Pushback on Common Core Grows

"It's just a set of standards. What's the big deal?" (St. Louis County teacher) "This is an historic national event." (National Council of Teachers of English)

"Notwithstanding this, a state may supplement the common standards with additional standards, provided that the additional standards do not exceed 15% of the State's total standards for that content area." (Federal Register July 29, 2009)   "We can change or add to the standards any time we want." (MO DESE)

These kinds of conflicting statements about common core standards are typical these days. It is a confusing time for the public in particular, but even for education officials who don't seem to know what the big picture is for common core. School board members, district curriculum directors and chief financial officers have large holes in their knowledge base about common core; how much it will cost and who is paying for what, what is a district's real flexibility, what will its impact on district performance be, how it is going to affect literature selection, ideology in the classroom and teacher performance evaluations. So far, common core appears to be mostly marketing hype, like the buzz created for the Gabbo tv show on the FOX sitcom The Simpson's.

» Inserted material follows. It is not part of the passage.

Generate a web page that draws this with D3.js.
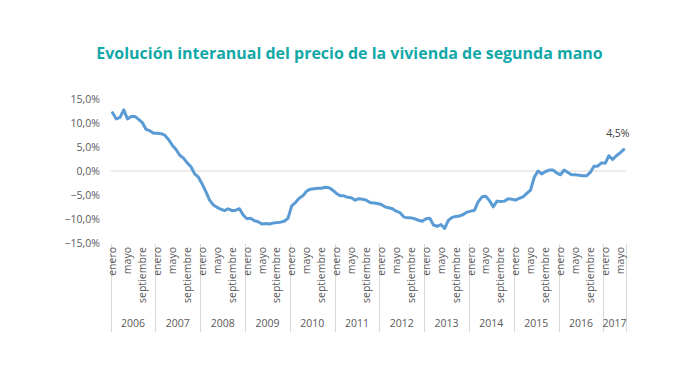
<!DOCTYPE html>
<html><head><meta charset="utf-8">
<script src="https://cdn.jsdelivr.net/npm/d3@7"></script>
<style>body{margin:0;background:#fff}svg{display:block}</style>
</head><body>
<script>
const title = "Evolución interanual del precio de la vivienda de segunda mano";
const years = ["2006","2007","2008","2009","2010","2011","2012","2013","2014","2015","2016","2017"];
const monthLabels = {0:"enero",4:"mayo",8:"septiembre"};
const yTicks = [15,10,5,0,-5,-10,-15];
// monthly year-on-year change (%), Jan 2006 - Jun 2017
const values = [
 12.2,10.9,11.2,12.8,10.9,11.4,11.4,10.8,10.1,8.7,8.4,7.9,
 7.9,7.8,7.5,6.6,5.4,4.5,3.3,2.7,1.7,0.9,-0.6,-1.3,
 -2.7,-4.3,-6.1,-7.1,-7.6,-8.0,-8.3,-7.9,-8.3,-8.2,-7.9,-9.2,
 -10.0,-9.9,-10.4,-10.6,-11.1,-11.0,-11.1,-10.9,-10.8,-10.7,-10.5,-9.9,
 -7.3,-6.6,-5.7,-5.2,-4.2,-3.8,-3.7,-3.6,-3.6,-3.4,-3.5,-4.0,
 -4.7,-5.2,-5.2,-5.5,-5.6,-6.1,-5.8,-5.9,-6.1,-6.6,-6.7,-6.8,
 -7.0,-7.5,-7.7,-7.9,-8.4,-8.7,-9.6,-9.8,-9.8,-10.0,-10.3,-10.5,
 -10.0,-9.9,-11.3,-11.6,-11.2,-12.0,-10.3,-9.7,-9.5,-9.4,-9.1,-8.6,
 -8.4,-8.2,-6.4,-5.4,-5.3,-6.2,-7.5,-6.3,-6.4,-6.3,-5.8,-5.9,
 -6.1,-5.7,-5.4,-4.7,-4.0,-1.3,0.0,-0.6,-0.1,0.2,0.2,-0.4,
 -0.8,0.2,-0.3,-0.8,-0.8,-0.9,-1.0,-1.0,-0.3,1.0,1.0,1.7,
 1.6,3.2,2.4,3.2,3.8,4.5
];
const lastLabel = "4,5%";

const W=690,H=390;
const svg=d3.select("body").append("svg").attr("width",W).attr("height",H);
const font="'Open Sans', sans-serif";
const grey="#595959";
const loc=d3.formatLocale({decimal:",",thousands:".",grouping:[3],currency:["","€"]});
const fmt=loc.format(".1%");

const idx=d3.range(values.length);
const x=d3.scaleBand().domain(idx).range([110.7,625.7]).paddingInner(0).paddingOuter(0);
const cx=i=>x(i)+x.bandwidth()/2;
const y=d3.scaleLinear().domain([-15,15]).range([242.7,99.3]);

// title
const t=svg.append("text").attr("x",349.5).attr("y",59).attr("text-anchor","middle")
 .attr("font-family",font).attr("font-weight",700).attr("font-size",16).attr("fill","#12A8A8").text(title);
const len=t.node().getComputedTextLength();
t.attr("font-size",16*507/len);

// y axis labels
const yAxis=d3.axisLeft(y).tickValues(yTicks).tickFormat(d=>fmt(d/100)).tickSize(0).tickPadding(0);
const ya=svg.append("g").attr("transform","translate(100,0)").call(yAxis);
ya.select(".domain").remove();
ya.selectAll("text").attr("font-family",font).attr("font-size",10.5).attr("fill",grey);

// zero line
svg.append("line").attr("x1",x.range()[0]).attr("x2",x.range()[1]).attr("y1",y(0)).attr("y2",y(0))
 .attr("stroke","#d9d9d9").attr("stroke-width",1);

// year separators
const yearStarts=years.map((d,k)=>k*12);
const sepX=yearStarts.map(i=>x(i)).concat([x.range()[1]]);
svg.append("g").selectAll("line").data(sepX).join("line")
 .attr("x1",d=>Math.round(d)+0.5).attr("x2",d=>Math.round(d)+0.5).attr("y1",244).attr("y2",332)
 .attr("stroke","#d9d9d9").attr("stroke-width",1);

// month labels
const mIdx=idx.filter(i=>monthLabels[i%12]!==undefined);
svg.append("g").selectAll("text").data(mIdx).join("text")
 .attr("transform",i=>`translate(${cx(i)},247) rotate(-90)`)
 .attr("dy","0.35em").attr("text-anchor","end")
 .attr("font-family",font).attr("font-size",10.5).attr("fill",grey)
 .text(i=>monthLabels[i%12]);

// year labels
svg.append("g").selectAll("text").data(years).join("text")
 .attr("x",(d,k)=>{const a=x(k*12);const b=k<years.length-1?x((k+1)*12):x.range()[1];return (a+b)/2;})
 .attr("y",327).attr("text-anchor","middle")
 .attr("font-family",font).attr("font-size",10.5).attr("fill",grey).text(d=>d);

// line
svg.append("path").datum(values)
 .attr("d",d3.line().x((d,i)=>cx(i)).y(d=>y(d)))
 .attr("fill","none").attr("stroke","#5B9BD5").attr("stroke-width",3)
 .attr("stroke-linejoin","round").attr("stroke-linecap","round");

// last label
const li=values.length-1;
svg.append("text").attr("x",cx(li)-6).attr("y",y(values[li])-12).attr("text-anchor","middle")
 .attr("font-family",font).attr("font-size",10.5).attr("fill","#404040").text(lastLabel);
</script>
</body></html>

No one was exactly sure what it was, but they were pretty sure they wanted to watch it.

Perhaps the best analogy is to the introduction of many cell phones. A lot of money and marketing energy goes into the introduction of the newest edition of X. Plenty of people will sign up to be early adopters, believing with faith often lacking in modern religious devotees, that the product will live up to the hype. Many times that faith turned out to be misplaced as the product was rushed to market with more bugs than the NSA placed in James Rosen's office. Just ask the people who bough Samsung's Craft phone, dubbed the worst cell phone ever by Slate magazine.

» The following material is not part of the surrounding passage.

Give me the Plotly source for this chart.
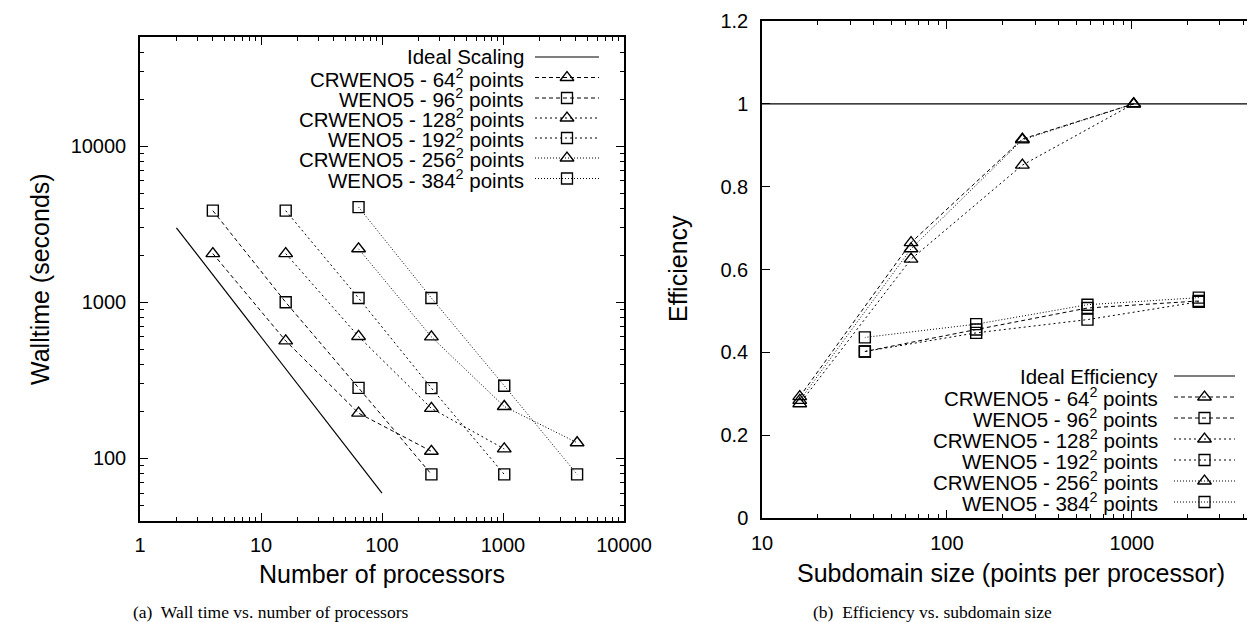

Similar hype and touting of technological superiority accompany the implementation of common core yet, as with other technology promotion, there is little field experience to support such claims. That is one of the biggest weaknesses of common core. There is little to no pilot data on the effectiveness of these standards to produce the outcomes of college and career readiness claimed. Yet 90% of the students in the United States will be taught these untested standards in just over a year. Perhaps that could explain the push back against the standards found in so many states.

Most recently New York filed bill Bill A07994 that would stop the full scale implementation of common core.  They follow in the footsteps of Michigan and Indiana in passing legislation halting the implementation of common core. Texas went so far as to ban the adoption of Common Core. And in Pennsylvania the push back on common core has created strange bedfellows of Tea Party activists and the AFT Pennsylvania. Many have asked Catholic schools to similarly take a wait and see attitude, allowing the public schools to be the test cases for the efficacy of the standards. Other states continue their similar efforts to take a step back and examine the bluster of common core, in light of conflicting statements like those given above and the lack of concrete details or support documentation. If Missouri is successful in passing such legislation this next session, we would be in the company of a growing number of states who are finally employing prudence in education policy.  Not all of us are comfortable early adopters, and experience has proven us to be wiser for it.

1 comment:

  1. I am praying this is stopped sooner than later. My daughter is struggling and asking to be homeschooled. She is only 10 years old, and each day, I see her confidence in herself getting lower and lower. I am heartbroken.